Yes, indeed. There are people whose perceptions and opinions are affected by skin colour and therefore will not see past that. It is sad, but it is the truth.
It probably does. However we've made some long strides in racial equality in my lifetime. For example, some individual states mandated segregation in public schools until the Supreme Court's landmark Brown vs Board of education decision in 1954. In the 1950s, it would have been absolutely impossible for Obama to be elected president.
Absolutely...and I think it's great. It's about time that we don't have some old white guy in office (among other reasons of course).
In my opinion, yes. It is not an issue of which people speak; they justify their dislike for him (or his policies) by calling him a socialist and so forth. Yet his policies have consistently steered much closer to the middle than much of the Democratic Party would like to see. Thus the suspicion arises that the "policy disagreements" (often expressed in quite visceral terms) are really a cover for something else--and the leading candidate for that 'something else' would be the race issue.
People don't approve of racism in general, and don't wish to be racists, or considered to be racists. Yet they don't feel comfortable with the upending of the traditional racial power structure embodied in Barack Obama--so they react with criticisms that are 'over the top.'
I don't think so. His race has nothing to do with my evaluation of his presidency. While I am a republican, I was thoroughly thrilled with the democratic primary to see a black man and a woman vying to be their party's choice to run for president was wonderful to watch - history in the making.
Now I don't think that his decision influence public opinion due to his color as now people has experienced him. No Doubt when he was coming with a slogan "Change" then this question had a simple answer, "Yes".
Probably -- for some people -- polls indicate Blacks vote by ethnicity. In the 2012 elections I think most voters are going to look at more important issues -- like the economy of the U.S.
Taking the outsider view here, as an Englishman in the US.
Yes I know many people who have complained about Barak Obama because he is black. Only voiced in all white company though. Many of these people call themselves born again Christians, and are committed even now to the "Fact" that Obama is the anti-Christ.
But they vow to vote for any Republican in November, except for the white anti-Christ nominee Mitt Romney.
So if Romney gets the GOP nomination, it could prove to be an interesting election campaign through till November 6.
I suspect that it does, but not to as significant a level as was once thought to be the case.
I think of him as pink, as in pinko. So the answer is yes, Obama's color influences my opinion.
Probably. I think his color alone made some people want to vote for him in the first place and it was the only reason that some people voted against him. That is the wrong reason to vote for/against someone. You should choose them because you agree with their ideas not because of the color of their skin.

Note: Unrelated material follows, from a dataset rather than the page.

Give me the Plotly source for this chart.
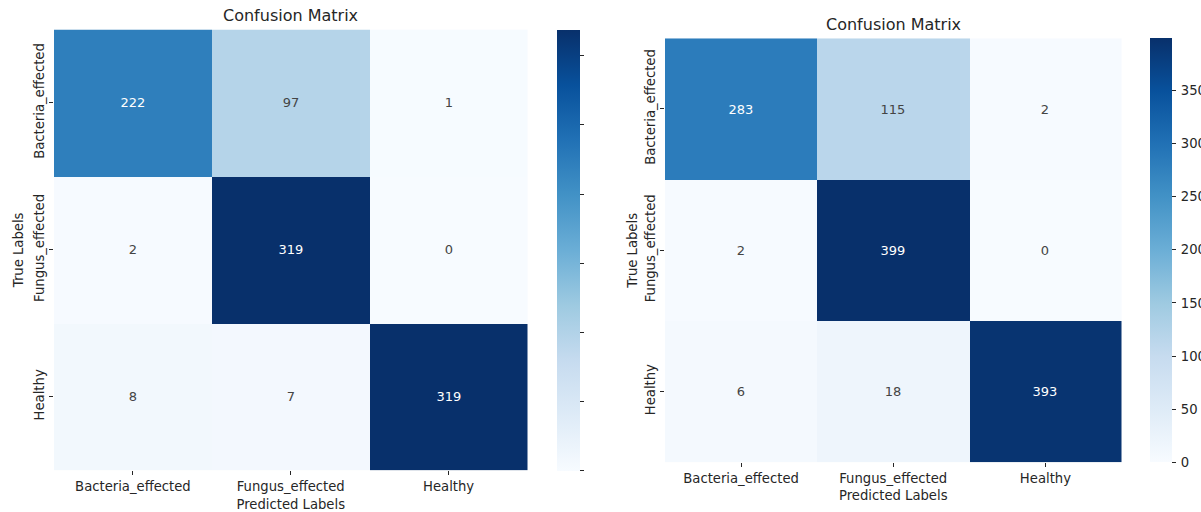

I don't know how familiar you are with the history of the United States. And I don't know if any of our fellow hubbers work for a national polling agency (How much do polls tell you anyway?). I don't mean to deflect your question in any way, but it seems to me that such a question cannot be approached sensibly without being mindful of at least some post-Civil War history, to see how race affects public policy.
Now, many scholars will tell you that in many ways -- politically, socially, culturally, religiously -- the ruling classes of the southeastern United States never stopped fighting the Civil War. To take one example of this, one reason that we, in the United States, do NOT have universal health insurance, like you guys in England and Europe and other places is because of race.
President Harry Truman proposed it back in 1946. It was blocked by southern Democrats, who (along with their constituents) feared that this would lead to integrated hospitals. At this time the southeastern and western regions of the country were much poorer than the northeast and midwest, for certain historical reasons. The south was willing to go along with Democrat Franklin Roosevelt's New Deal because they desperately needed, as a region, to improve the standard of living, and so forth.
But they were willing to go only so far! Barack Obama is the leader of the Democratic party (this is the party that had been the socially reactionary party/Republicans had been the socially progressive party from about 1850 to perhaps, in some ways, up to the 1970s (believe it or not the 1972 Republican Presidential campaign platform actually criticized corporations for going overseas to look for cheaper, more exploitable labor). There was an amazing ideological swap between the Republican/Democratic parties.
Not only was universal healthcare blocked because of race, but so were a host of other progressive reforms blocked by Southern Democrats, largely, from Truman to perhaps Carter in the 1970s, based on social implications these reactionaries feared. When Representative Joe Wilson (Republican from South Carolina) shouted out, "You lie," to President Obama when he gave his first State of the
Union address, we have to see that as the regional legacy of the south popping up in certain ways.
And so on and so forth. Etc, etc.
I have to thank everyone for answering my question, a special thank you has to go to wingedcentaur, a lot of information there lol
I feel i have a better understanding now.